◆ GIVEN INFORMATION
------------------------------------

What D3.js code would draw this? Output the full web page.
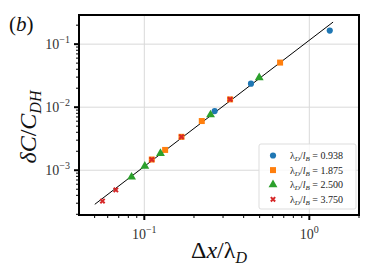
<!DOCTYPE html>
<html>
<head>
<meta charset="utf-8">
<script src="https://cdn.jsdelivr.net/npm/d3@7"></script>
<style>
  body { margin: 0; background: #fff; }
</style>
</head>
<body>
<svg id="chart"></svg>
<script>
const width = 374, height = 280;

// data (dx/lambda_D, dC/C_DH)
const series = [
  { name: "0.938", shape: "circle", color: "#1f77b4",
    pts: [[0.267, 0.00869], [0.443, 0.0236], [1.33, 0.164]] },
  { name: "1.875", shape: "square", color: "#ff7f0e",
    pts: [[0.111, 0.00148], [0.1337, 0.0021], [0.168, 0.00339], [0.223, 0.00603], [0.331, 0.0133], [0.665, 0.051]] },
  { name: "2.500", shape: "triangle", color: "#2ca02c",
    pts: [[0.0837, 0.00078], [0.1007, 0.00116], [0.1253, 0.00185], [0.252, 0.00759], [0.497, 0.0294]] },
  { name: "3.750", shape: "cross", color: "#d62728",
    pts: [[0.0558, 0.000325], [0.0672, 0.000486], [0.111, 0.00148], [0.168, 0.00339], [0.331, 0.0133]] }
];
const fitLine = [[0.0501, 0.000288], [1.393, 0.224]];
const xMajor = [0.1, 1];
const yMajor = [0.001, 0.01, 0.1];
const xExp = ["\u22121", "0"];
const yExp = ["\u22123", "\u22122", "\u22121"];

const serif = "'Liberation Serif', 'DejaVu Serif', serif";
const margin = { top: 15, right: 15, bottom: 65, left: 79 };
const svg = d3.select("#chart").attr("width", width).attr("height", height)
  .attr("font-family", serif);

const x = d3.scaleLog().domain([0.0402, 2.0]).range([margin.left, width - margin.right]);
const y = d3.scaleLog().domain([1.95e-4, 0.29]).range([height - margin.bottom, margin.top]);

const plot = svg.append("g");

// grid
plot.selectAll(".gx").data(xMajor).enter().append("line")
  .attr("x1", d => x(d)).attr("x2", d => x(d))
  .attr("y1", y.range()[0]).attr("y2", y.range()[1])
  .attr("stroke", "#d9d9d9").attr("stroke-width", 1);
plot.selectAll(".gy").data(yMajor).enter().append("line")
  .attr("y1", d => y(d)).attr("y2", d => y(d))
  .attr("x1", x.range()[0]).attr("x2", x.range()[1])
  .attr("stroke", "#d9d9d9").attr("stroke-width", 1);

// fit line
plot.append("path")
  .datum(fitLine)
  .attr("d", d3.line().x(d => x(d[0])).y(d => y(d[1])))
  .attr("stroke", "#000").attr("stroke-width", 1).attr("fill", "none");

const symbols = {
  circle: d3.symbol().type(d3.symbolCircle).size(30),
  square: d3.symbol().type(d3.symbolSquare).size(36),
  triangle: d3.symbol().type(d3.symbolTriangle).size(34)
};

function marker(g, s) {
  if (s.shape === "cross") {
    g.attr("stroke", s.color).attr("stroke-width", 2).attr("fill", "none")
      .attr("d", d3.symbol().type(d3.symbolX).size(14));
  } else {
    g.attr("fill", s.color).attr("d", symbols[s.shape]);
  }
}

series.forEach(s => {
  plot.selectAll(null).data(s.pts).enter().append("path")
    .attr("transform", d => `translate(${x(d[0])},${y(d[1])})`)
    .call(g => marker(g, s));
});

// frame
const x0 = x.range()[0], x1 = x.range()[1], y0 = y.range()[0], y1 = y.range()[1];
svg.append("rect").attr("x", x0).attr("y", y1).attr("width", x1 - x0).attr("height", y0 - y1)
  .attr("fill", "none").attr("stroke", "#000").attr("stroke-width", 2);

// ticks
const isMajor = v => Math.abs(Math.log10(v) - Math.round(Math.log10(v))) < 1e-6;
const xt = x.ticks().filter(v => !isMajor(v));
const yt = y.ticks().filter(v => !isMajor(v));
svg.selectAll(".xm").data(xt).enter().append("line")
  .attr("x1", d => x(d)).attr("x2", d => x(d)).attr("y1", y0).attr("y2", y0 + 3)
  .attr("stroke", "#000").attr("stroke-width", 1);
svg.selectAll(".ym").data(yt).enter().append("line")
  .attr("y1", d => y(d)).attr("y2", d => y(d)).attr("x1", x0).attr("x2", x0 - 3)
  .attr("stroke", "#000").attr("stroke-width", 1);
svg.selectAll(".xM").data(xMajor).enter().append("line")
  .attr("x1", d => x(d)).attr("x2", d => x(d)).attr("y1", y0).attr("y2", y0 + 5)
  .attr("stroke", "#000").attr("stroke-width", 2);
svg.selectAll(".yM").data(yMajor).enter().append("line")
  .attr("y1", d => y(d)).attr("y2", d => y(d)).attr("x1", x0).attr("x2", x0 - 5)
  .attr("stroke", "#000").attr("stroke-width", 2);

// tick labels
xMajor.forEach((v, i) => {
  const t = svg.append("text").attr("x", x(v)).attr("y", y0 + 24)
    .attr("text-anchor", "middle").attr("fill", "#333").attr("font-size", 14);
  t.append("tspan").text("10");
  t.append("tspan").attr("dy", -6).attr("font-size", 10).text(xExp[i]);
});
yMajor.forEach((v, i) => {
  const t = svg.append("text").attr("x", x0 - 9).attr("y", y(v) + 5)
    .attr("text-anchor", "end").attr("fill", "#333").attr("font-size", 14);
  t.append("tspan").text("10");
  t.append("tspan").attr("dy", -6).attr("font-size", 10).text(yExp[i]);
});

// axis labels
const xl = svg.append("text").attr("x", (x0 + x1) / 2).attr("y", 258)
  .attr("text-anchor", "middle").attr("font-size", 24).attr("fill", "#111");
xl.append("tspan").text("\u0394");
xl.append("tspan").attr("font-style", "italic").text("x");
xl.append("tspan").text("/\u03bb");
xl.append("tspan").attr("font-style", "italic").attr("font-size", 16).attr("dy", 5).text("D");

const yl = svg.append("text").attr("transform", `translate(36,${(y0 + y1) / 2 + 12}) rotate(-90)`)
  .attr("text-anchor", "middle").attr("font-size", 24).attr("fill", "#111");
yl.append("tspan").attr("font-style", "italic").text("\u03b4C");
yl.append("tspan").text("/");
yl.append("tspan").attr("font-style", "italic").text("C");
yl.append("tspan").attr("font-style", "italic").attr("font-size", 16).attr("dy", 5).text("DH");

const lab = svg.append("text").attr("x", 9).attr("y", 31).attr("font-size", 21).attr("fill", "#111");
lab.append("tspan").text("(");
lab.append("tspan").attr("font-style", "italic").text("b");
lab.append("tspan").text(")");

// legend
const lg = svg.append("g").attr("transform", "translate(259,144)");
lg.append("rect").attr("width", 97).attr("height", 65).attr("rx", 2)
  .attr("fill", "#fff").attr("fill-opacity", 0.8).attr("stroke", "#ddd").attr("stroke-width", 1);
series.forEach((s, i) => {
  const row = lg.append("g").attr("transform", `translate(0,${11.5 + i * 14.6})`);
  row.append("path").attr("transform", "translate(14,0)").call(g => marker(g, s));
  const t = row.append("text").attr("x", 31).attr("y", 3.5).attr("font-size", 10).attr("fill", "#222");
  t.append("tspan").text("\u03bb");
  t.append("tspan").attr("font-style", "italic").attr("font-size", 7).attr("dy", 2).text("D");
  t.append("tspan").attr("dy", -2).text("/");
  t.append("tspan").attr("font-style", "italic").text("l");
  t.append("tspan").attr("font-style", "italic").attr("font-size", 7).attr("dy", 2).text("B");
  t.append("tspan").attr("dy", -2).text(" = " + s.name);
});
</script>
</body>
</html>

------------------------------------

◆ GIVEN REQUEST
Every line of the material is to be quoted exactly, with no pictures carried over.

◆ EXERCISE RESULT
What D3.js code would draw this? Output the full web page.
<!DOCTYPE html>
<html>
<head>
<meta charset="utf-8">
<script src="https://cdn.jsdelivr.net/npm/d3@7"></script>
<style>
  body { margin: 0; background: #fff; }
</style>
</head>
<body>
<svg id="chart"></svg>
<script>
const width = 374, height = 280;

// data (dx/lambda_D, dC/C_DH)
const series = [
  { name: "0.938", shape: "circle", color: "#1f77b4",
    pts: [[0.267, 0.00869], [0.443, 0.0236], [1.33, 0.164]] },
  { name: "1.875", shape: "square", color: "#ff7f0e",
    pts: [[0.111, 0.00148], [0.1337, 0.0021], [0.168, 0.00339], [0.223, 0.00603], [0.331, 0.0133], [0.665, 0.051]] },
  { name: "2.500", shape: "triangle", color: "#2ca02c",
    pts: [[0.0837, 0.00078], [0.1007, 0.00116], [0.1253, 0.00185], [0.252, 0.00759], [0.497, 0.0294]] },
  { name: "3.750", shape: "cross", color: "#d62728",
    pts: [[0.0558, 0.000325], [0.0672, 0.000486], [0.111, 0.00148], [0.168, 0.00339], [0.331, 0.0133]] }
];
const fitLine = [[0.0501, 0.000288], [1.393, 0.224]];
const xMajor = [0.1, 1];
const yMajor = [0.001, 0.01, 0.1];
const xExp = ["\u22121", "0"];
const yExp = ["\u22123", "\u22122", "\u22121"];

const serif = "'Liberation Serif', 'DejaVu Serif', serif";
const margin = { top: 15, right: 15, bottom: 65, left: 79 };
const svg = d3.select("#chart").attr("width", width).attr("height", height)
  .attr("font-family", serif);

const x = d3.scaleLog().domain([0.0402, 2.0]).range([margin.left, width - margin.right]);
const y = d3.scaleLog().domain([1.95e-4, 0.29]).range([height - margin.bottom, margin.top]);

const plot = svg.append("g");

// grid
plot.selectAll(".gx").data(xMajor).enter().append("line")
  .attr("x1", d => x(d)).attr("x2", d => x(d))
  .attr("y1", y.range()[0]).attr("y2", y.range()[1])
  .attr("stroke", "#d9d9d9").attr("stroke-width", 1);
plot.selectAll(".gy").data(yMajor).enter().append("line")
  .attr("y1", d => y(d)).attr("y2", d => y(d))
  .attr("x1", x.range()[0]).attr("x2", x.range()[1])
  .attr("stroke", "#d9d9d9").attr("stroke-width", 1);

// fit line
plot.append("path")
  .datum(fitLine)
  .attr("d", d3.line().x(d => x(d[0])).y(d => y(d[1])))
  .attr("stroke", "#000").attr("stroke-width", 1).attr("fill", "none");

const symbols = {
  circle: d3.symbol().type(d3.symbolCircle).size(30),
  square: d3.symbol().type(d3.symbolSquare).size(36),
  triangle: d3.symbol().type(d3.symbolTriangle).size(34)
};

function marker(g, s) {
  if (s.shape === "cross") {
    g.attr("stroke", s.color).attr("stroke-width", 2).attr("fill", "none")
      .attr("d", d3.symbol().type(d3.symbolX).size(14));
  } else {
    g.attr("fill", s.color).attr("d", symbols[s.shape]);
  }
}

series.forEach(s => {
  plot.selectAll(null).data(s.pts).enter().append("path")
    .attr("transform", d => `translate(${x(d[0])},${y(d[1])})`)
    .call(g => marker(g, s));
});

// frame
const x0 = x.range()[0], x1 = x.range()[1], y0 = y.range()[0], y1 = y.range()[1];
svg.append("rect").attr("x", x0).attr("y", y1).attr("width", x1 - x0).attr("height", y0 - y1)
  .attr("fill", "none").attr("stroke", "#000").attr("stroke-width", 2);

// ticks
const isMajor = v => Math.abs(Math.log10(v) - Math.round(Math.log10(v))) < 1e-6;
const xt = x.ticks().filter(v => !isMajor(v));
const yt = y.ticks().filter(v => !isMajor(v));
svg.selectAll(".xm").data(xt).enter().append("line")
  .attr("x1", d => x(d)).attr("x2", d => x(d)).attr("y1", y0).attr("y2", y0 + 3)
  .attr("stroke", "#000").attr("stroke-width", 1);
svg.selectAll(".ym").data(yt).enter().append("line")
  .attr("y1", d => y(d)).attr("y2", d => y(d)).attr("x1", x0).attr("x2", x0 - 3)
  .attr("stroke", "#000").attr("stroke-width", 1);
svg.selectAll(".xM").data(xMajor).enter().append("line")
  .attr("x1", d => x(d)).attr("x2", d => x(d)).attr("y1", y0).attr("y2", y0 + 5)
  .attr("stroke", "#000").attr("stroke-width", 2);
svg.selectAll(".yM").data(yMajor).enter().append("line")
  .attr("y1", d => y(d)).attr("y2", d => y(d)).attr("x1", x0).attr("x2", x0 - 5)
  .attr("stroke", "#000").attr("stroke-width", 2);

// tick labels
xMajor.forEach((v, i) => {
  const t = svg.append("text").attr("x", x(v)).attr("y", y0 + 24)
    .attr("text-anchor", "middle").attr("fill", "#333").attr("font-size", 14);
  t.append("tspan").text("10");
  t.append("tspan").attr("dy", -6).attr("font-size", 10).text(xExp[i]);
});
yMajor.forEach((v, i) => {
  const t = svg.append("text").attr("x", x0 - 9).attr("y", y(v) + 5)
    .attr("text-anchor", "end").attr("fill", "#333").attr("font-size", 14);
  t.append("tspan").text("10");
  t.append("tspan").attr("dy", -6).attr("font-size", 10).text(yExp[i]);
});

// axis labels
const xl = svg.append("text").attr("x", (x0 + x1) / 2).attr("y", 258)
  .attr("text-anchor", "middle").attr("font-size", 24).attr("fill", "#111");
xl.append("tspan").text("\u0394");
xl.append("tspan").attr("font-style", "italic").text("x");
xl.append("tspan").text("/\u03bb");
xl.append("tspan").attr("font-style", "italic").attr("font-size", 16).attr("dy", 5).text("D");

const yl = svg.append("text").attr("transform", `translate(36,${(y0 + y1) / 2 + 12}) rotate(-90)`)
  .attr("text-anchor", "middle").attr("font-size", 24).attr("fill", "#111");
yl.append("tspan").attr("font-style", "italic").text("\u03b4C");
yl.append("tspan").text("/");
yl.append("tspan").attr("font-style", "italic").text("C");
yl.append("tspan").attr("font-style", "italic").attr("font-size", 16).attr("dy", 5).text("DH");

const lab = svg.append("text").attr("x", 9).attr("y", 31).attr("font-size", 21).attr("fill", "#111");
lab.append("tspan").text("(");
lab.append("tspan").attr("font-style", "italic").text("b");
lab.append("tspan").text(")");

// legend
const lg = svg.append("g").attr("transform", "translate(259,144)");
lg.append("rect").attr("width", 97).attr("height", 65).attr("rx", 2)
  .attr("fill", "#fff").attr("fill-opacity", 0.8).attr("stroke", "#ddd").attr("stroke-width", 1);
series.forEach((s, i) => {
  const row = lg.append("g").attr("transform", `translate(0,${11.5 + i * 14.6})`);
  row.append("path").attr("transform", "translate(14,0)").call(g => marker(g, s));
  const t = row.append("text").attr("x", 31).attr("y", 3.5).attr("font-size", 10).attr("fill", "#222");
  t.append("tspan").text("\u03bb");
  t.append("tspan").attr("font-style", "italic").attr("font-size", 7).attr("dy", 2).text("D");
  t.append("tspan").attr("dy", -2).text("/");
  t.append("tspan").attr("font-style", "italic").text("l");
  t.append("tspan").attr("font-style", "italic").attr("font-size", 7).attr("dy", 2).text("B");
  t.append("tspan").attr("dy", -2).text(" = " + s.name);
});
</script>
</body>
</html>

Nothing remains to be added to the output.